While it might be useful to know, I believe it defies the purpose of the error log, as what might actually be an error is buried between all those warnings.

In my case I use readability to fetch long articles with lots of images.
Do I stop fetching those because of the warnings? Of course not. I just empty the error log from time to time.

My suggestions would be (in order of preference):

  • remove the whole thing (which might be quite extreme);
  • allow to (dis)enable it in the preferences;
  • have one line per feed per update;
  • have one line per article per update;

I have no idea how hard would it be to implement any of the above, I am actually ok with the current situation.

Just my 2 cents.

yeah, since we’re not actually enforcing those limits, i might as well disable this warning for the time being.

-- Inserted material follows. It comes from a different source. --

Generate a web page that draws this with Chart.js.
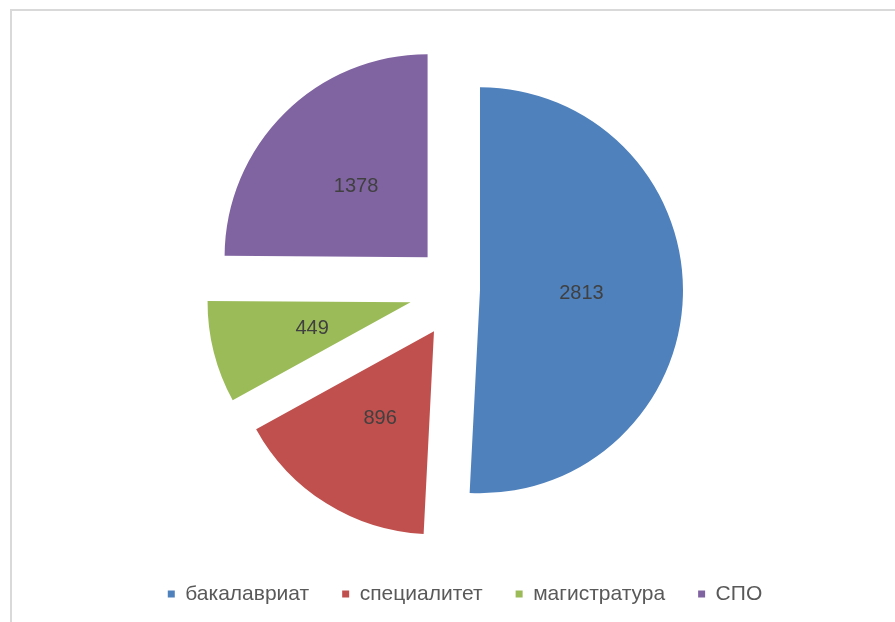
<!DOCTYPE html>
<html>
<head>
<meta charset="utf-8">
<script src="https://cdn.jsdelivr.net/npm/chart.js@4/dist/chart.umd.min.js"></script>
<style>
  html, body { margin: 0; padding: 0; background: #ffffff; }
  #wrap { position: relative; width: 895px; height: 622px; overflow: hidden; background: #fff; }
  #frame { position: absolute; left: 10px; top: 9px; width: 900px; height: 700px;
           border-left: 2px solid #d9d9d9; border-top: 2px solid #d9d9d9; box-sizing: border-box; }
  canvas { position: absolute; left: 0; top: 0; }
</style>
</head>
<body>
<div id="wrap">
  <div id="frame"></div>
  <canvas id="c" width="895" height="622"></canvas>
</div>
<script>
const categories = ["бакалавриат", "специалитет", "магистратура", "СПО"];
const values = [2813, 896, 449, 1378];
const colors = ["#4F81BD", "#C0504D", "#9BBB59", "#8064A2"];

// explosion distance of each slice (pixels), a style setting
const explode = [20, 49, 51, 46];
const pieShiftX = -5;
const pieShiftY = -1;

const explodePlugin = {
  id: 'explode',
  afterDatasetUpdate(chart, args) {
    const meta = args.meta;
    meta.data.forEach((arc, i) => {
      const mid = (arc.startAngle + arc.endAngle) / 2;
      const d = explode[i] || 0;
      arc.x += Math.cos(mid) * d + pieShiftX;
      arc.y += Math.sin(mid) * d + pieShiftY;
    });
  }
};

const labelPlugin = {
  id: 'valueLabels',
  afterDatasetsDraw(chart) {
    const ctx = chart.ctx;
    const meta = chart.getDatasetMeta(0);
    ctx.save();
    ctx.font = '20px "Liberation Sans", Arial, sans-serif';
    ctx.fillStyle = '#404040';
    ctx.textAlign = 'center';
    ctx.textBaseline = 'middle';
    meta.data.forEach((arc, i) => {
      const p = arc.getCenterPoint();
      ctx.fillText(String(chart.data.datasets[0].data[i]), p.x, p.y + 1);
    });
    ctx.restore();
  }
};

new Chart(document.getElementById('c'), {
  type: 'pie',
  data: {
    labels: categories,
    datasets: [{
      data: values,
      backgroundColor: colors,
      borderWidth: 0
    }]
  },
  options: {
    responsive: false,
    animation: false,
    radius: 203,
    layout: { padding: { left: 35, right: 0, top: 31, bottom: 7.4 } },
    plugins: {
      tooltip: { enabled: false },
      legend: {
        position: 'bottom',
        labels: {
          boxWidth: 7,
          boxHeight: 7,
          padding: 33,
          color: '#595959',
          font: { size: 21, family: '"Liberation Sans", Arial, sans-serif' }
        }
      }
    }
  },
  plugins: [explodePlugin, labelPlugin]
});
</script>
</body>
</html>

e: https://git.tt-rss.org/fox/tt-rss/commit/01513aa41b29d9b7c748ce86b8232c73901573bf

Thank you. Error_log is much cleaner now

I am thankful these hooks are still there, I was fighting with a nasty feed that had some non printable characters in it that made libxml shit bricks.

The ability to write a small plugin to preg_replace them before libxml parsed the feed was great.

yeah, i can’t argue that there are no legitimate uses for those hooks, can’t really limit plugins to per-article processing if the feed refuses to parse in the first place.